As an unincorporated part of the county, Marin City residents have long complained that their voices are ignored, according to resident Marilyn Mackel, a retired attorney.

“There is a plantation mentality,” said Mackel. “Let’s call it what it is. It’s making decisions that affect people’s lives without including them.”

With 825 Drake, those feelings have intensified.

“I think people were offended that we didn’t know about a project of this size and scale, that we didn’t hear about it from the county until they had approved it,” said Mackel. “If those developers had come and talked to the community at least you would have had the respect of communication. We might still have a fight, but at least talk to people.”

While it’s hardly surprising that Marin County neighbors would band together to block development — from Belvedere to Strawberry to Lucas Valley, affluent Marin residents have a long history of torpedoing housing proposals — the debate over 825 Drake is unique, Hodges said.
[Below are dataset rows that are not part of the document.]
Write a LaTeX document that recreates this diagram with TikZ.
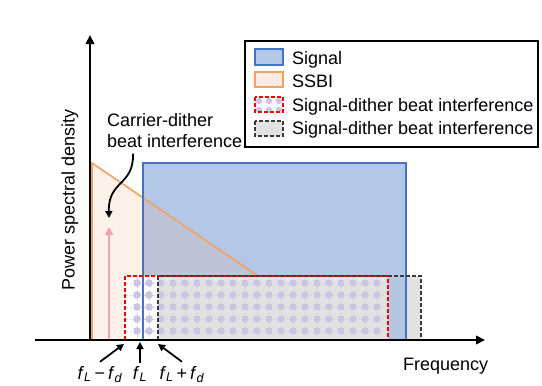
\documentclass[tikz,border=0pt]{standalone}
\usepackage{fontspec}
\setmainfont{Liberation Sans}
\usepackage{xcolor}
\usepackage{tikz}
\usetikzlibrary{arrows.meta}

\definecolor{sigblue}{HTML}{4472C4}
\definecolor{sigfill}{HTML}{B4C7E7}
\definecolor{ssbiline}{HTML}{F4A15D}
\definecolor{ssbifill}{HTML}{F4B183}
\definecolor{dotlav}{HTML}{C9C5E3}
\definecolor{gridlav}{HTML}{D4D1EA}
\definecolor{carrierpink}{HTML}{F4A3AB}
\definecolor{boxgray}{HTML}{3A3A3A}
\definecolor{boxfill}{HTML}{E2E2E2}

\begin{document}
\begin{tikzpicture}[
  x=1pt,y=-1pt,
  lbl/.style={font=\fontsize{18}{21}\selectfont,inner sep=0pt},
  axis/.style={line width=2.4pt,-{Triangle[length=9pt,width=8.5pt]}},
  ptr/.style={line width=1.8pt,-{Triangle[length=7pt,width=7pt]}},
  signal/.style={draw=sigblue,line width=2.4pt},
  ssbi/.style={draw=ssbiline,line width=1.6pt},
  reddash/.style={draw=red,line width=1.5pt,dash pattern=on 4pt off 2pt},
  graydash/.style={draw=boxgray,line width=1.5pt,dash pattern=on 4pt off 2pt},
  gridln/.style={draw=gridlav,line width=0.7pt,dash pattern=on 2.5pt off 2pt},
  dot/.style={fill=dotlav}
]
\useasboundingbox (0,0) rectangle (542,386);

\fill[sigfill] (143,163) rectangle (406,340);
\fill[ssbifill,fill opacity=0.17] (92,340) -- (92,163) -- (276,288) -- (276,340) -- cycle;
\draw[ssbi] (92,340) -- (92,163) -- (258,276);

\fill[white] (125,276) rectangle (388,340);
\begin{scope}
  \clip (125,276) rectangle (388,340);
  \foreach \gy in {283,295,...,331} \draw[gridln] (125,\gy) -- (388,\gy);
  \foreach \gx in {137,149,...,377} \draw[gridln] (\gx,276) -- (\gx,340);
  \foreach \gx in {137,149,...,377}
    \foreach \gy in {283,295,...,331} \fill[dot] (\gx,\gy) circle (3.8pt);
\end{scope}
\fill[boxfill,blend mode=darken] (158,276) rectangle (421,340);

\draw[signal] (143,340) -- (143,163) -- (406,163) -- (406,340);
\draw[reddash] (125,340) -- (125,276) -- (388,276) -- (388,340);
\draw[graydash] (158,340) -- (158,276) -- (421,276) -- (421,340);

\coordinate (carrierbase) at (109,340);
\coordinate (carriertip) at (109,227);
\draw[line width=2.4pt,carrierpink,-{Triangle[length=8pt,width=8pt]}] (carrierbase) -- (carriertip);

\coordinate (origin) at (90,340);
\coordinate (ytop) at (90,35);
\coordinate (xleft) at (35,340);
\coordinate (xright) at (485,340);
\draw[axis] (origin) -- (ytop);
\draw[axis] (xleft) -- (xright);

\node[lbl,rotate=90,anchor=base] (ylabel) at (74.5,200) {Power spectral density};
\node[lbl,anchor=base west] (xlabel) at (403,370) {Frequency};

\node[lbl,align=left,anchor=north west] (carrier) at (107,113) {Carrier-dither\\beat interference};
\coordinate (carrierend) at (109,218);
\draw[ptr] ([yshift=-6pt]carrier.south west -| 133,0) .. controls (134,186) and (108,180) .. (carrierend);

\node[lbl,anchor=base] (fminus) at (100,379) {\textit{f}\textsubscript{\textit{L}}\,−\,\textit{f}\textsubscript{\textit{d}}};
\node[lbl,anchor=base] (fcenter) at (140,379) {\textit{f}\textsubscript{\textit{L}}};
\node[lbl,anchor=base] (fplus) at (182,379) {\textit{f}\textsubscript{\textit{L}}\,+\,\textit{f}\textsubscript{\textit{d}}};
\coordinate (tipminus) at (124,344);
\coordinate (tipcenter) at (140,342);
\coordinate (tipplus) at (158,344);
\draw[ptr] ([yshift=4pt]fminus.north) -- (tipminus);
\draw[ptr] ([yshift=3pt]fcenter.north) -- (tipcenter);
\draw[ptr] ([yshift=4pt]fplus.north) -- (tipplus);

\draw[line width=1.2pt] (245,41) rectangle (538,147);
\filldraw[fill=sigfill,draw=sigblue,line width=1.5pt] (255,49) rectangle (283,65);
\filldraw[fill=ssbifill!25,draw=ssbiline,line width=1.5pt] (255,72) rectangle (283,87);
\begin{scope}
  \clip (255,97) rectangle (283,112);
  \foreach \gx in {259,269,279}
    \foreach \gy in {101,110} \fill[dot] (\gx,\gy) circle (3.2pt);
\end{scope}
\draw[reddash] (255,97) rectangle (283,112);
\filldraw[fill=boxfill,graydash] (255,121) rectangle (283,136);
\node[lbl,anchor=base west] (legsignal) at (292,64) {Signal};
\node[lbl,anchor=base west] (legssbi) at (292,87) {SSBI};
\node[lbl,anchor=base west] (legred) at (292,111.5) {Signal-dither beat interference};
\node[lbl,anchor=base west] (leggray) at (292,134) {Signal-dither beat interference};
\end{tikzpicture}
\end{document}
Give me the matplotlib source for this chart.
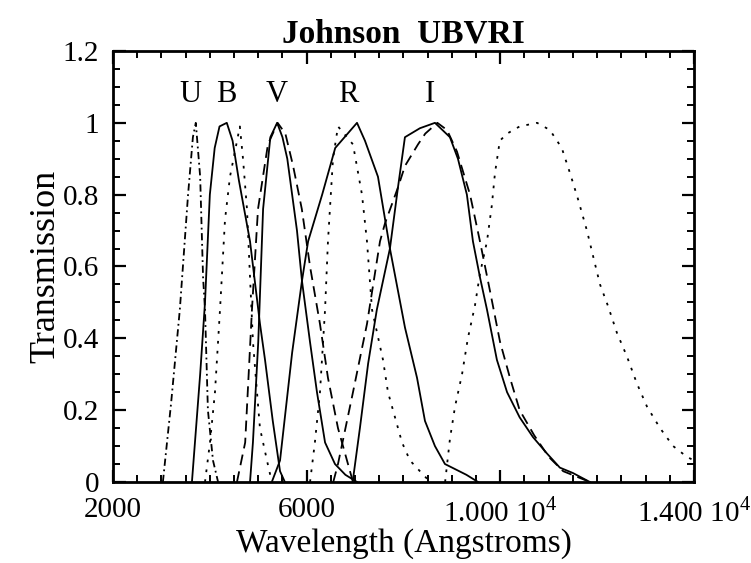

“I would dare anybody to call me a NIMBY,” she said. “I have street cred for all the projects I have supported, all the meetings where I have spoken in support of affordable housing.” 

Hodges and other opponents are petitioning both county and state officials to reconsider funding for the project. 

Meanwhile, Roope said the easiest thing to do would be to “abandon the project” and return the tax credit money that has already been awarded to the development. 

But he is not ready to give up. “My job is to talk to the neighbors and mitigate as many of their concerns as possible,” he said.